His wife, a retired secretary from Northampton, is being held at Tires Womens’ Prison, the Lisbon jail she was sent a day after her arrest.

She has spent every day there since, bar one when she was rushed to hospital suffering a hypertensive crisis believed to have been caused by stress.

Portuguese police also revealed that they had intended to arrest the pair in the Madeiran capital Funchal on the ship’s first European stop from the Caribbean. 

They had to delay the arrests until the boat reached Lisbon because bad weather meant the Funchal stop was cancelled.

They also said it was possible the nine kilos of cocaine they discovered hidden inside false bottoms in the couple’s suitcases were bound for London – as the next stop after Lisbon was Tilbury, on the River Thames.

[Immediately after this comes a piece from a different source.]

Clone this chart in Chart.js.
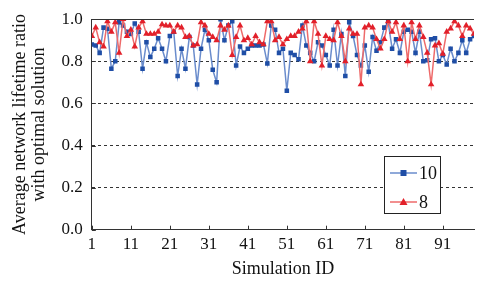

The pair had just sailed from St Lucia to Lisbon on board the Marco Polo cruise ship (file image) and were bound for London when they were arrested

The pair had just sailed from St Lucia to Lisbon on board the Marco Polo cruise ship (file image) and were bound for London when they were arrested

The Clarkes had spent several years living in a rented villa in Guadamar del Segura near Alicante on the Costa Blanca after emigrating from the UK.

Roger, Sue’s second husband, told expat neighbours he had been jailed in the past for smuggling cigarettes but it emerged after his arrest he and his wife had done prison time in Norway for smuggling cannabis.

He was jailed for five years and Sue for three years nine months. They had fled the country while on bail following their arrests in September 2004 and were handed their sentences after being extradited back to the country.

It later emerged they had been on at least 16 drug-smuggling trips to Norway in an old Nissan car, importing cannabis worth £1million over 15 months.

Although Roger was born Roger Button, he is referred to in the Portuguese state prosecution indictment by his current surname of Clarke.

Reports after his arrest in Lisbon last year said he had bragged to fellow holidaymakers on the couple’s Caribbean cruise that they paid just £160 for the four holdalls the drugs were found in on the island of St Lucia and claimed the luggage would have cost them £1,500 in Harrods.

Former friends Paul and Pauline Craven revealed after the Clarkes were held that their relationship soured when they refused Roger’s offer of a free all-expenses-paid transatlantic cruise.

The couple, who live near Guardamar del Segura, said the invite came with the condition they had to bring back designer suitcases he would buy for them cheap in the Caribbean and resell to Harrods for a massive profit.

Although the street value of the nine kilos the Clarkes were caught with was initially put at £2million, experts later said they thought the cocaine was worth around £1million.